**Records to process**:
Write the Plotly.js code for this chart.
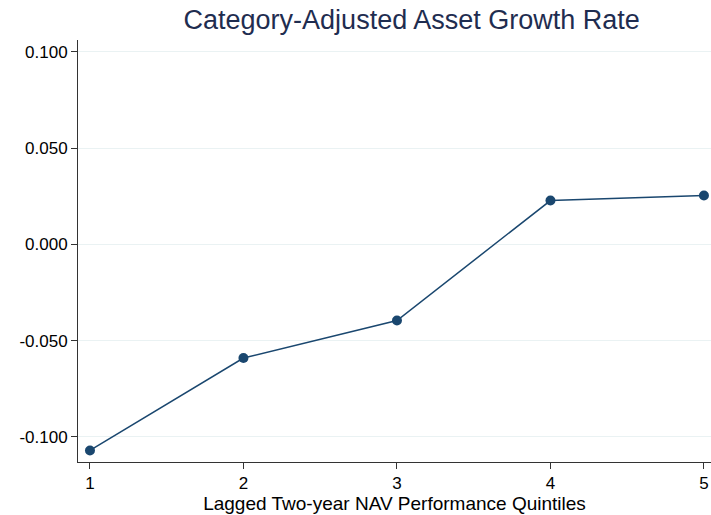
<!DOCTYPE html>
<html>
<head>
<meta charset="utf-8">
<script src="https://cdn.plot.ly/plotly-3.0.1.min.js"></script>
<style>
  body { margin: 0; background: #fff; }
  #plotArea { width: 711px; height: 515px; }
</style>
</head>
<body>
<div id="plotArea"></div>
<script>
var quintiles = [1, 2, 3, 4, 5];
var growthRate = [-0.107, -0.059, -0.0395, 0.0228, 0.0254];
var yTicks = [-0.1, -0.05, 0, 0.05, 0.1];
var yTickText = ["-0.100", "-0.050", "0.000", "0.050", "0.100"];

var trace = {
    x: quintiles,
    y: growthRate,
    mode: "lines+markers",
    type: "scatter",
    line: {color: "#1a476f", width: 1.5},
    marker: {color: "#1a476f", size: 10},
    cliponaxis: false
};

var layout = {
    width: 711,
    height: 515,
    margin: {l: 78, r: 0, t: 40, b: 53},
    paper_bgcolor: "#fff",
    plot_bgcolor: "#fff",
    showlegend: false,
    font: {family: "Liberation Sans, Arial, sans-serif", size: 16, color: "#000"},
    title: {
        text: "Category-Adjusted Asset Growth Rate",
        font: {size: 27, color: "#1f2d50"},
        x: 0.579, xanchor: "center",
        y: 0.963, yanchor: "middle"
    },
    xaxis: {
        range: [0.922, 5.046],
        tickvals: quintiles,
        ticks: "outside", ticklen: 6, tickcolor: "#333",
        showline: true, linecolor: "#333", linewidth: 1,
        showgrid: false, zeroline: false,
        tickfont: {size: 17},
        title: {text: "Lagged Two-year NAV Performance Quintiles", font: {size: 19}, standoff: 4}
    },
    yaxis: {
        range: [-0.113, 0.1062],
        tickvals: yTicks,
        ticktext: yTickText,
        ticks: "outside", ticklen: 6, tickcolor: "#333",
        showline: true, linecolor: "#333", linewidth: 1,
        showgrid: true, gridcolor: "#eaf2f3", gridwidth: 1,
        zeroline: false,
        tickfont: {size: 17}
    }
};

Plotly.newPlot("plotArea", [trace], layout, {displayModeBar: false});
</script>
</body>
</html>
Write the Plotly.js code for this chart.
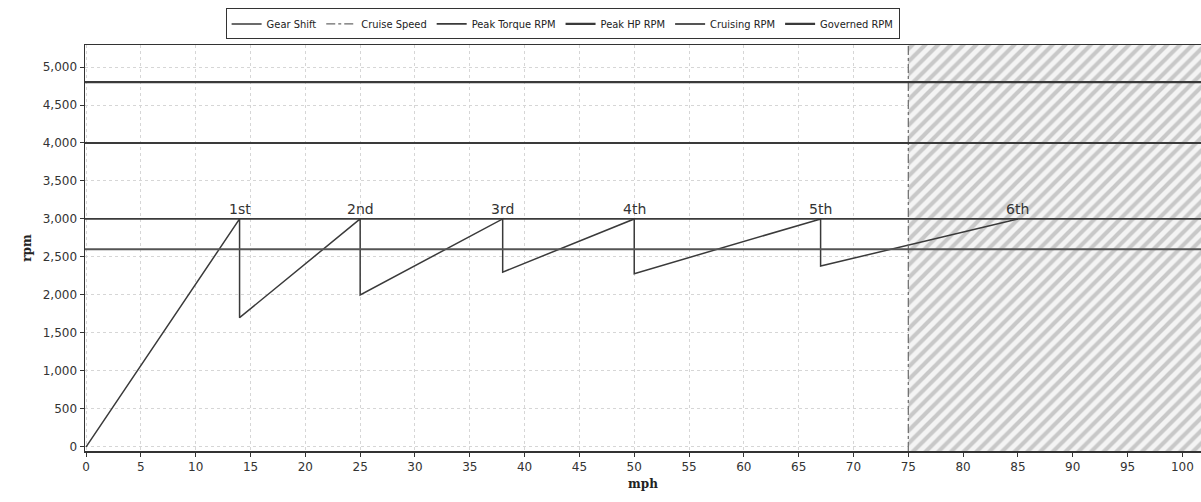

**What is required**:
Skip the pictures, then retype every line above exactly.

**Output for this task**:
Write the Plotly.js code for this chart.
<!DOCTYPE html>
<html>
<head>
<meta charset="utf-8">
<script src="https://cdn.plot.ly/plotly-3.0.1.min.js"></script>
<style>
  body { margin: 0; background: #fff; }
  #plotArea { width: 711px; height: 515px; }
</style>
</head>
<body>
<div id="plotArea"></div>
<script>
var quintiles = [1, 2, 3, 4, 5];
var growthRate = [-0.107, -0.059, -0.0395, 0.0228, 0.0254];
var yTicks = [-0.1, -0.05, 0, 0.05, 0.1];
var yTickText = ["-0.100", "-0.050", "0.000", "0.050", "0.100"];

var trace = {
    x: quintiles,
    y: growthRate,
    mode: "lines+markers",
    type: "scatter",
    line: {color: "#1a476f", width: 1.5},
    marker: {color: "#1a476f", size: 10},
    cliponaxis: false
};

var layout = {
    width: 711,
    height: 515,
    margin: {l: 78, r: 0, t: 40, b: 53},
    paper_bgcolor: "#fff",
    plot_bgcolor: "#fff",
    showlegend: false,
    font: {family: "Liberation Sans, Arial, sans-serif", size: 16, color: "#000"},
    title: {
        text: "Category-Adjusted Asset Growth Rate",
        font: {size: 27, color: "#1f2d50"},
        x: 0.579, xanchor: "center",
        y: 0.963, yanchor: "middle"
    },
    xaxis: {
        range: [0.922, 5.046],
        tickvals: quintiles,
        ticks: "outside", ticklen: 6, tickcolor: "#333",
        showline: true, linecolor: "#333", linewidth: 1,
        showgrid: false, zeroline: false,
        tickfont: {size: 17},
        title: {text: "Lagged Two-year NAV Performance Quintiles", font: {size: 19}, standoff: 4}
    },
    yaxis: {
        range: [-0.113, 0.1062],
        tickvals: yTicks,
        ticktext: yTickText,
        ticks: "outside", ticklen: 6, tickcolor: "#333",
        showline: true, linecolor: "#333", linewidth: 1,
        showgrid: true, gridcolor: "#eaf2f3", gridwidth: 1,
        zeroline: false,
        tickfont: {size: 17}
    }
};

Plotly.newPlot("plotArea", [trace], layout, {displayModeBar: false});
</script>
</body>
</html>
Write the Plotly.js code for this chart.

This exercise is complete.